17 mayo, 2013

El Santuario del Sr. Puerco



¿Alguna vez ha visto usted que una montaña humeante de cerdo cocido, tan grande como pueda imaginar, pueda desaparecer de su vista en menos de 20 minutos, y no precisamente porque se deseche? Pues es exactamente eso de lo que fui testigo hace unos días cuando tuve la oportunidad de ir a echar un taco a “El Abanico” en la calle de Francisco J. Clavijero 226, para conmemorar el día de la madre.
Le diría que cierre los ojos por un momento mas no podría seguir leyendo. Mejor simplemente imagínese mientras lee una de esas grandes empresas culinarias al puritito estilo mexicano. Prácticamente una bodega enorme con poca decoración, mobiliario de hace 20 o 25 años, de metal para aguantar el uso rudo que se le da, varias pantallas planas en los muros e, indispensable, techos altos que permitan disipar el calor emitido por tanta gente sufriendo el sudor de la carne y el de las salsas al mismo tiempo; un batallón de meseros tan numeroso que parecería que hay más de ellos que comensales, algunos de los cuales aparentemente solo se dedican a llenar a empacar bolsitas y bolsitas de cilantro con cebolla, como si se tratara de empleados de Nike en Malasia, igual de rápidos y especializados, todos corriendo y bromeando tan sincronizados mientras atienden sus mesas y ven de reojo el futbol.
En este templo dedicado al puerco, digno de Anthony Bourdain, hay tantas mesas para cuatro personas como pudieran caber, eso del espacio reglamentado entre sillas, mesas y pasillos les parece una payasada.

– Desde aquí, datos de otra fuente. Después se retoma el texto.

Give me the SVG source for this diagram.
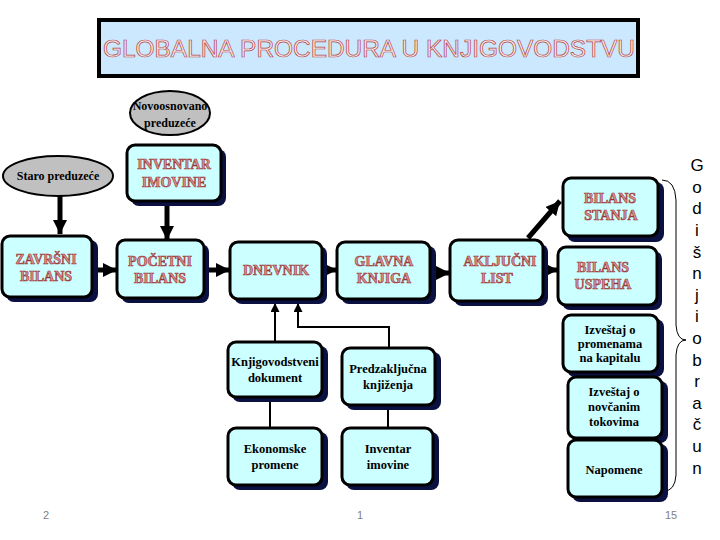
<svg xmlns="http://www.w3.org/2000/svg" width="720" height="540" viewBox="0 0 720 540">
<defs>
<style>
.box{fill:#CCFFFF;stroke:#000;stroke-width:3}
.sh{fill:#0A1040}
.red{font-family:"Liberation Serif",serif;font-weight:bold;font-size:14px;fill:#D89090;stroke:#993333;stroke-width:0.6;text-anchor:middle}
.blk{font-family:"Liberation Serif",serif;font-weight:bold;font-size:12.5px;fill:#000;text-anchor:middle}
.ell{fill:#C0C0C0;stroke:#000;stroke-width:2}
.ellt{font-family:"Liberation Serif",serif;font-weight:bold;font-size:12px;fill:#000;text-anchor:middle}
.thick{stroke:#000;stroke-width:5;fill:none}
.thin{stroke:#000;stroke-width:2;fill:none}
.num{font-family:"Liberation Sans",sans-serif;font-size:11px;fill:#808080;text-anchor:middle}
.vt{font-family:"Liberation Sans",sans-serif;font-size:17px;fill:#000;text-anchor:middle}
</style>
<marker id="ah" viewBox="0 0 10 10" refX="10" refY="5" markerWidth="14" markerHeight="14" markerUnits="userSpaceOnUse" orient="auto">
<path d="M0,0 L10,5 L0,10 z" fill="#000"/>
</marker>
<marker id="ahs" viewBox="0 0 10 10" refX="10" refY="5" markerWidth="9" markerHeight="9" markerUnits="userSpaceOnUse" orient="auto">
<path d="M0,0 L10,5 L0,10 z" fill="#000"/>
</marker>
</defs>
<rect width="720" height="540" fill="#fff"/>

<g id="title">
<rect x="99" y="20" width="539" height="56" fill="#CCE8FF" stroke="#000" stroke-width="4"/>
<text x="369" y="57" font-family="Liberation Sans,Arial,sans-serif" font-size="23" fill="#FBEAEA" stroke="#B04848" stroke-width="0.7" text-anchor="middle" textLength="532" lengthAdjust="spacingAndGlyphs">GLOBALNA PROCEDURA U KNJIGOVODSTVU</text>
</g>

<g id="connectors">
<line class="thick" x1="60" y1="196" x2="60" y2="234" marker-end="url(#ah)"/>
<line class="thick" x1="167" y1="205" x2="167" y2="240" marker-end="url(#ah)"/>
<line class="thick" x1="92" y1="270" x2="117" y2="270" marker-end="url(#ah)"/>
<line class="thick" x1="203" y1="270" x2="230" y2="270" marker-end="url(#ah)"/>
<line class="thick" x1="322" y1="270" x2="337" y2="270" marker-end="url(#ah)"/>
<line class="thick" x1="431" y1="273" x2="450" y2="273" marker-end="url(#ah)"/>
<line class="thick" x1="543" y1="270" x2="558" y2="270" marker-end="url(#ah)"/>
<line class="thick" x1="528" y1="238" x2="560" y2="201" marker-end="url(#ah)"/>
<line class="thin" x1="275" y1="342" x2="275" y2="303" marker-end="url(#ahs)"/>
<polyline class="thin" points="389,348 389,327 298,327 298,303" marker-end="url(#ahs)"/>
<line class="thin" x1="270" y1="397" x2="270" y2="428"/>
<line class="thin" x1="388" y1="405" x2="388" y2="428"/>
<path d="M662,180 Q675,180 676,200 L676,325 Q677,340 686,340 Q677,340 676,355 L676,475 Q675,491 664,491" fill="none" stroke="#000" stroke-width="1"/>
</g>

<g id="novoosnovano">
<ellipse class="ell" cx="170" cy="113" rx="40" ry="22"/>
<text class="ellt" x="170" y="110">Novoosnovano</text>
<text class="ellt" x="170" y="127">preduzeće</text>
</g>
<g id="staro">
<ellipse class="ell" cx="58" cy="176" rx="55" ry="20"/>
<text class="ellt" x="58" y="180" font-size="12.5">Staro preduzeće</text>
</g>

<g id="inventar">
<rect class="sh" x="131" y="149" width="95" height="57" rx="8"/>
<rect class="box" x="127" y="145" width="94" height="56" rx="8"/>
<text class="red" x="174" y="169">INVENTAR</text>
<text class="red" x="174" y="187">IMOVINE</text>
</g>

<g id="zavrsni">
<rect class="sh" x="6" y="240" width="92" height="62" rx="8"/>
<rect class="box" x="2" y="236" width="90" height="61" rx="8"/>
<text class="red" x="46" y="264">ZAVRŠNI</text>
<text class="red" x="46" y="281">BILANS</text>
</g>

<g id="pocetni">
<rect class="sh" x="121" y="244" width="88" height="59" rx="8"/>
<rect class="box" x="117" y="240" width="87" height="58" rx="8"/>
<text class="red" x="160" y="266">POČETNI</text>
<text class="red" x="160" y="283">BILANS</text>
</g>

<g id="dnevnik">
<rect class="sh" x="234" y="246" width="93" height="58" rx="8"/>
<rect class="box" x="230" y="242" width="92" height="57" rx="8"/>
<text class="red" x="276" y="275">DNEVNIK</text>
</g>

<g id="glavna">
<rect class="sh" x="341" y="246" width="95" height="58" rx="8"/>
<rect class="box" x="337" y="242" width="93" height="57" rx="8"/>
<text class="red" x="384" y="266">GLAVNA</text>
<text class="red" x="384" y="283">KNJIGA</text>
</g>

<g id="zakljucni">
<rect class="sh" x="454" y="244" width="94" height="62" rx="8"/>
<rect class="box" x="450" y="240" width="93" height="61" rx="8"/>
<text class="red" x="500" y="266">AKLJUČNI</text>
<text class="red" x="497" y="283">LIST</text>
</g>

<g id="bilans-stanja">
<rect class="sh" x="567" y="182" width="97" height="60" rx="8"/>
<rect class="box" x="563" y="178" width="95" height="58" rx="8"/>
<text class="red" x="610" y="203">BILANS</text>
<text class="red" x="611" y="220">STANJA</text>
</g>

<g id="bilans-uspeha">
<rect class="sh" x="562" y="251" width="100" height="59" rx="8"/>
<rect class="box" x="558" y="247" width="99" height="58" rx="8"/>
<text class="red" x="603" y="272">BILANS</text>
<text class="red" x="603" y="289">USPEHA</text>
</g>

<g id="knjigovodstveni">
<rect class="sh" x="232" y="346" width="96" height="56" rx="8"/>
<rect class="box" x="228" y="342" width="94" height="55" rx="8"/>
<text class="blk" x="275" y="366">Knjigovodstveni</text>
<text class="blk" x="275" y="382">dokument</text>
</g>

<g id="predzakljucna">
<rect class="sh" x="346" y="352" width="95" height="58" rx="8"/>
<rect class="box" x="342" y="348" width="93" height="57" rx="8"/>
<text class="blk" x="388" y="373">Predzaključna</text>
<text class="blk" x="388" y="389">knjiženja</text>
</g>

<g id="ekonomske">
<rect class="sh" x="232" y="432" width="96" height="58" rx="8"/>
<rect class="box" x="228" y="428" width="94" height="57" rx="8"/>
<text class="blk" x="275" y="453">Ekonomske</text>
<text class="blk" x="275" y="469">promene</text>
</g>

<g id="inventar-imovine">
<rect class="sh" x="346" y="432" width="93" height="58" rx="8"/>
<rect class="box" x="342" y="428" width="91" height="57" rx="8"/>
<text class="blk" x="388" y="453">Inventar</text>
<text class="blk" x="388" y="469">imovine</text>
</g>

<g id="kapital">
<rect class="sh" x="567" y="319" width="97" height="58" rx="8"/>
<rect class="box" x="563" y="315" width="95" height="57" rx="8"/>
<text class="blk" x="610" y="334">Izveštaj o</text>
<text class="blk" x="610" y="348">promenama</text>
<text class="blk" x="610" y="362">na kapitalu</text>
</g>

<g id="novcani">
<rect class="sh" x="572" y="381" width="96" height="62" rx="8"/>
<rect class="box" x="568" y="377" width="94" height="61" rx="8"/>
<text class="blk" x="614" y="396">Izveštaj o</text>
<text class="blk" x="614" y="411">novčanim</text>
<text class="blk" x="614" y="426">tokovima</text>
</g>

<g id="napomene">
<rect class="sh" x="572" y="444" width="96" height="58" rx="8"/>
<rect class="box" x="568" y="440" width="94" height="57" rx="8"/>
<text class="blk" x="614" y="474">Napomene</text>
</g>

<g id="godisnji">
<text class="vt" x="697" y="171">G</text>
<text class="vt" x="697" y="193">o</text>
<text class="vt" x="697" y="214">d</text>
<text class="vt" x="697" y="236">i</text>
<text class="vt" x="697" y="258">š</text>
<text class="vt" x="697" y="279">n</text>
<text class="vt" x="697" y="301">j</text>
<text class="vt" x="697" y="322">i</text>
<text class="vt" x="697" y="344">o</text>
<text class="vt" x="697" y="366">b</text>
<text class="vt" x="697" y="387">r</text>
<text class="vt" x="697" y="409">a</text>
<text class="vt" x="697" y="430">č</text>
<text class="vt" x="697" y="452">u</text>
<text class="vt" x="697" y="474">n</text>
</g>

<g id="numbers">
<text class="num" x="46" y="519">2</text>
<text class="num" x="360" y="519">1</text>
<text class="num" x="671" y="519">15</text>
</g>
</svg>
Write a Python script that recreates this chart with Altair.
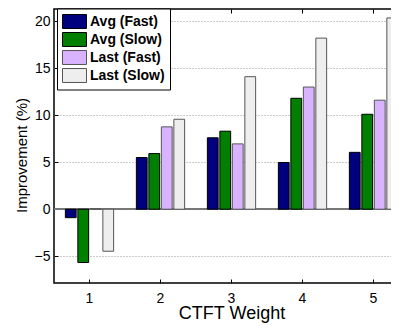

Por otro lado una barra casi continua de superficies de acero calientes: algo así como el altar del santuario en donde una larga, larga fila de asiduos feligreses se forman durante un buen rato para poder pedir para llevar unos varios kilos de maciza con cuerito, buche o chamorro y llevar la fe hasta sus hogares. Tratando de entender el funcionamiento de esta religiosa sección me doy cuenta que cada pocos minutos aparece una enorme charola con varias docenas de quesadillitas de sesos, cubetas de salsas y torres de tortillas calientes, entre rebanadas de árbol y macheteantes brazos. Es en este momento cuando caigo en cuenta: hay una monumental tina de acero en donde cada cierto tiempo traen de quien sabe que mágico lugar una gigantesca montaña de carne y viseras. Delicioso.
Tengo que verlo de cerca, pienso, y me acerco entre el tumulto de meseros y parroquianos; sin embargo cuando llego es tarde, la monstruosa pila ha desaparecido: ha sido repartida y devorada.